After hard fought campaign, Trump wins the race; Republicans maintain control in House and Senate


Lars Lonnroth

When Donald Trump descended the golden escalator at Trump Tower when he announced his candidacy on June 16 of last year, many brushed Trump off as a joke—a joke that ended up lasting much longer than anticipated. Even the months and days before Nov. 8, the notion of a Trump presidency would have been deemed ludicrous.

It’s been a constant motif throughout the campaign: Trump has been dismissed as an unserious candidate who could never reach the White House this November. But this was proven wrong Tuesday.

Despite having a better organization, Democrats received a slap to the face with Trump performing much better than anticipated. Hillary Clinton held a nearly 60 vote deficit in the Electoral College. Trump surpassed the 270 electoral votes necessary to be declared the winner of the race for the presidency early on Wednesday morning.

Trump was dealt the final push to 270 after winning Wisconsin by two percent, granting him the state’s 10 electoral votes. At 1:48 a.m. Trump held his first event as the president-elect.

Trump was greeted to the emphatic chants of “USA” as he walked up to the lectern at the New York Midtown Hilton and declared his General Election victory a “historic event” as well as congratulating Clinton for a race well run.

“I just received a call from Secretary Clinton,” Trump said. “She congratulated us—it’s about us—on our victory, and I congratulated her and her family on a very, very hard fought campaign. I mean, she fought very hard.”

Striking a consolatory tone, Trump emphasised the need for the country to come together after this contentious presidential race and heal the divide among the American people that this election caused, and stressed how he would “be president to all Americans.”

“Now it’s time for America to bind the wounds of division, [as we] have to get together. To all Republicans and Democrats and Independents across this nation, I say it’s time to for us to come together as one united people,” Trump said at the early morning press conference.

In the races for the House of Representatives and the Senate, it was also a good night for Republicans: the GOP retained their positions in the House and Senate, leading Republicans to have a clear path to pass legislation that they value.  

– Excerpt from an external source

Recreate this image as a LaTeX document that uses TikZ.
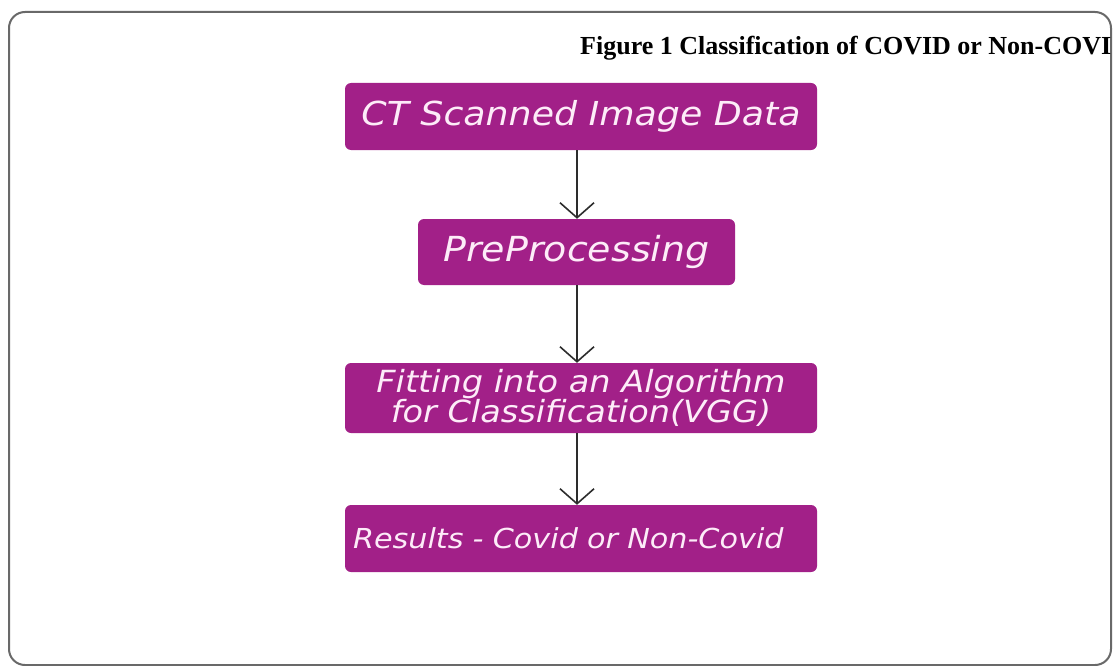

In Utah, Evan McMullin, the third party independent who posed himself as an alternative to the two candidates, acted as a spoiler to Clinton, drawing 22.5 percent of the electorate in that state, mostly from the Clinton campaign. Trump, on the other hand, won nearly 51 percent in the state.

The tip of the North East, comprised of Vermont, Massachusetts, Connecticut, Rhode Island, New Jersey, Delaware, Virginia and Maryland along with West Coast delivered to the Clinton campaign. However, that could not surpass the allotment of votes that the South and other rust belt state delivered to the Trump campaign.

Trump dominated the South, securing nearly all of the states in that region, besides Virginia, but also capturing the key battleground states of North Carolina and Florida—two states that were key to Trump’s path to victory.

Meanwhile, as the results seemed much clearer by the end of the night, Clinton’s campaign chairman John Podesta dispelled the notion that Clinton would concede on election day, sending supporters at the Campaign HQ home for the night.

“Well, folks, I know you’ve been here a long time, and it’s been a long night and it’s been a long campaign,” Podesta said. “But I can say we can wait a little longer. They’re still counting votes and every vote should count. Several states are too close to call, so we won’t have anything else to say tonight.”

On Wednesday, Clinton issued her concession speech at around 10:40 a.m. Despite the loss, the crowd greeted her exuberantly, after her running mate Tim Kaine spoke of the honor he had of running on the same ticket as her.

“This is not the outcome we wanted or we worked so hard for, and I’m sorry that we did not win this election for the values we share and the vision we hold for our country,” Clinton said. “But I feel pride and gratitude that for this wonderful campaign we have built together: this vast, diverse, creative, unruly, energized campaign. You represent the best of America.”   

Although once the results seemed clear last night, investors reacted extremely negatively to the results with the Dow Jones Industrial plumpeting 638 points or 3.8 percent, USA Today reports; Nikkei, Japan’s version of the Dow Jones, crashed over 870 points or 5.38 percent; and the Hang Seng dropped 494 points or 2.16 percent after the news broke. These stocks, however, significantly recovered as Wednesday progressed.

Now, with inauguration day on Jan. 20, Trump must now begin assembling the backbone to his administration and his party.